WHAT IS ASKED => Your task is to copy the listing exactly, with the pictures left out.

DATASET EXCERPT =>
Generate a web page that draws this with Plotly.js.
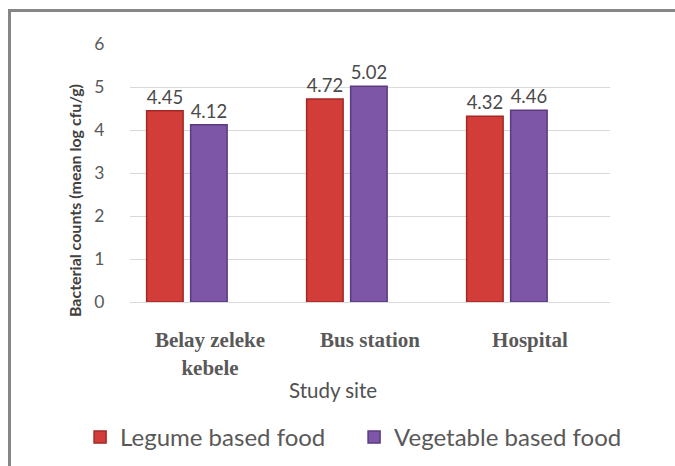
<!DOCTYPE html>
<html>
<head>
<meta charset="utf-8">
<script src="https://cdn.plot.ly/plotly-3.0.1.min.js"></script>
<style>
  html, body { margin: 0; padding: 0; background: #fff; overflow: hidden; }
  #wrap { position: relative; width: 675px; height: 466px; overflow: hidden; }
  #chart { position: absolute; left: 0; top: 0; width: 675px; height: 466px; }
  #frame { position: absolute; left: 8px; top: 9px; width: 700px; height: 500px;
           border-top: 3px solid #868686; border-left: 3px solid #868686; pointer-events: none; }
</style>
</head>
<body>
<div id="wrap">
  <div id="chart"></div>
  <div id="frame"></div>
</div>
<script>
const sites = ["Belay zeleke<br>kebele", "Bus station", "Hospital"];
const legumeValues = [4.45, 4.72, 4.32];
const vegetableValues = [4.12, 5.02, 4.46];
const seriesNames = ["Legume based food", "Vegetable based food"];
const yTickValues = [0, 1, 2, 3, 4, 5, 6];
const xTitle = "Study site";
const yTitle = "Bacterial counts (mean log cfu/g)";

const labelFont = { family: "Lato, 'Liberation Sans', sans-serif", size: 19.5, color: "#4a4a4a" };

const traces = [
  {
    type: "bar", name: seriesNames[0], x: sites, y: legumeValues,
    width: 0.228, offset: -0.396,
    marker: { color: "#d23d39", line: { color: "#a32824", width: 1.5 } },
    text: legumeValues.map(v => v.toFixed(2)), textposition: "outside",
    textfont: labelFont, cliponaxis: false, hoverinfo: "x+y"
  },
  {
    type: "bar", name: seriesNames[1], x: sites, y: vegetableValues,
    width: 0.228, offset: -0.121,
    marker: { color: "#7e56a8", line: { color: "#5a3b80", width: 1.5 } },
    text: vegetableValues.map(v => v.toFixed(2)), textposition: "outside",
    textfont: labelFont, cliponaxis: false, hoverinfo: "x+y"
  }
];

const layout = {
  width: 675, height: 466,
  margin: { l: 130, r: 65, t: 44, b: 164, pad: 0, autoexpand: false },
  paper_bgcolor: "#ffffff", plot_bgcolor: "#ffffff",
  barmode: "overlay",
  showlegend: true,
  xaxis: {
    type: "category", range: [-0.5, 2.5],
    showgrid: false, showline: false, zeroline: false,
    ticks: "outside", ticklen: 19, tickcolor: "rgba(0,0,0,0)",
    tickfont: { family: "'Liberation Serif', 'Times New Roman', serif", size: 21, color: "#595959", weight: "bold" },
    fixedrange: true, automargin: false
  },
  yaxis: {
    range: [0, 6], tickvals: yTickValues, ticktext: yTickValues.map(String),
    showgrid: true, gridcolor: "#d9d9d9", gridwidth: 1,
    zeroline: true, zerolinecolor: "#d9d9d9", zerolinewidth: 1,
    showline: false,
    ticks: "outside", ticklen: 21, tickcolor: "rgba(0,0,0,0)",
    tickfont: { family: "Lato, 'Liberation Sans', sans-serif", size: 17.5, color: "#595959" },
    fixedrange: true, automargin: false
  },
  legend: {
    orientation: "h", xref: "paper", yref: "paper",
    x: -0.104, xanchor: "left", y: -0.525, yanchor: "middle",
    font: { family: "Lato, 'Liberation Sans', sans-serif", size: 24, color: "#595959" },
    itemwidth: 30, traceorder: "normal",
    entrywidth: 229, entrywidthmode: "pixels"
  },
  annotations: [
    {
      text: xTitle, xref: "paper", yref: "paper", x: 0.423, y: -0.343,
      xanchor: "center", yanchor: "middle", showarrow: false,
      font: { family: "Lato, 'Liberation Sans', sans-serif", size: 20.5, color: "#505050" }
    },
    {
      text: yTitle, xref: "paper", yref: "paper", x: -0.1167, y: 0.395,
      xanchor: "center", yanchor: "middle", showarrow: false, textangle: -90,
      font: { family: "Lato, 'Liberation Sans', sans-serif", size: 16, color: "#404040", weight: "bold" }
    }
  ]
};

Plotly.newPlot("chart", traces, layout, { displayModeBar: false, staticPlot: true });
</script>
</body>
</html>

RESULT OF THIS TASK =>
Generate a web page that draws this with Plotly.js.
<!DOCTYPE html>
<html>
<head>
<meta charset="utf-8">
<script src="https://cdn.plot.ly/plotly-3.0.1.min.js"></script>
<style>
  html, body { margin: 0; padding: 0; background: #fff; overflow: hidden; }
  #wrap { position: relative; width: 675px; height: 466px; overflow: hidden; }
  #chart { position: absolute; left: 0; top: 0; width: 675px; height: 466px; }
  #frame { position: absolute; left: 8px; top: 9px; width: 700px; height: 500px;
           border-top: 3px solid #868686; border-left: 3px solid #868686; pointer-events: none; }
</style>
</head>
<body>
<div id="wrap">
  <div id="chart"></div>
  <div id="frame"></div>
</div>
<script>
const sites = ["Belay zeleke<br>kebele", "Bus station", "Hospital"];
const legumeValues = [4.45, 4.72, 4.32];
const vegetableValues = [4.12, 5.02, 4.46];
const seriesNames = ["Legume based food", "Vegetable based food"];
const yTickValues = [0, 1, 2, 3, 4, 5, 6];
const xTitle = "Study site";
const yTitle = "Bacterial counts (mean log cfu/g)";

const labelFont = { family: "Lato, 'Liberation Sans', sans-serif", size: 19.5, color: "#4a4a4a" };

const traces = [
  {
    type: "bar", name: seriesNames[0], x: sites, y: legumeValues,
    width: 0.228, offset: -0.396,
    marker: { color: "#d23d39", line: { color: "#a32824", width: 1.5 } },
    text: legumeValues.map(v => v.toFixed(2)), textposition: "outside",
    textfont: labelFont, cliponaxis: false, hoverinfo: "x+y"
  },
  {
    type: "bar", name: seriesNames[1], x: sites, y: vegetableValues,
    width: 0.228, offset: -0.121,
    marker: { color: "#7e56a8", line: { color: "#5a3b80", width: 1.5 } },
    text: vegetableValues.map(v => v.toFixed(2)), textposition: "outside",
    textfont: labelFont, cliponaxis: false, hoverinfo: "x+y"
  }
];

const layout = {
  width: 675, height: 466,
  margin: { l: 130, r: 65, t: 44, b: 164, pad: 0, autoexpand: false },
  paper_bgcolor: "#ffffff", plot_bgcolor: "#ffffff",
  barmode: "overlay",
  showlegend: true,
  xaxis: {
    type: "category", range: [-0.5, 2.5],
    showgrid: false, showline: false, zeroline: false,
    ticks: "outside", ticklen: 19, tickcolor: "rgba(0,0,0,0)",
    tickfont: { family: "'Liberation Serif', 'Times New Roman', serif", size: 21, color: "#595959", weight: "bold" },
    fixedrange: true, automargin: false
  },
  yaxis: {
    range: [0, 6], tickvals: yTickValues, ticktext: yTickValues.map(String),
    showgrid: true, gridcolor: "#d9d9d9", gridwidth: 1,
    zeroline: true, zerolinecolor: "#d9d9d9", zerolinewidth: 1,
    showline: false,
    ticks: "outside", ticklen: 21, tickcolor: "rgba(0,0,0,0)",
    tickfont: { family: "Lato, 'Liberation Sans', sans-serif", size: 17.5, color: "#595959" },
    fixedrange: true, automargin: false
  },
  legend: {
    orientation: "h", xref: "paper", yref: "paper",
    x: -0.104, xanchor: "left", y: -0.525, yanchor: "middle",
    font: { family: "Lato, 'Liberation Sans', sans-serif", size: 24, color: "#595959" },
    itemwidth: 30, traceorder: "normal",
    entrywidth: 229, entrywidthmode: "pixels"
  },
  annotations: [
    {
      text: xTitle, xref: "paper", yref: "paper", x: 0.423, y: -0.343,
      xanchor: "center", yanchor: "middle", showarrow: false,
      font: { family: "Lato, 'Liberation Sans', sans-serif", size: 20.5, color: "#505050" }
    },
    {
      text: yTitle, xref: "paper", yref: "paper", x: -0.1167, y: 0.395,
      xanchor: "center", yanchor: "middle", showarrow: false, textangle: -90,
      font: { family: "Lato, 'Liberation Sans', sans-serif", size: 16, color: "#404040", weight: "bold" }
    }
  ]
};

Plotly.newPlot("chart", traces, layout, { displayModeBar: false, staticPlot: true });
</script>
</body>
</html>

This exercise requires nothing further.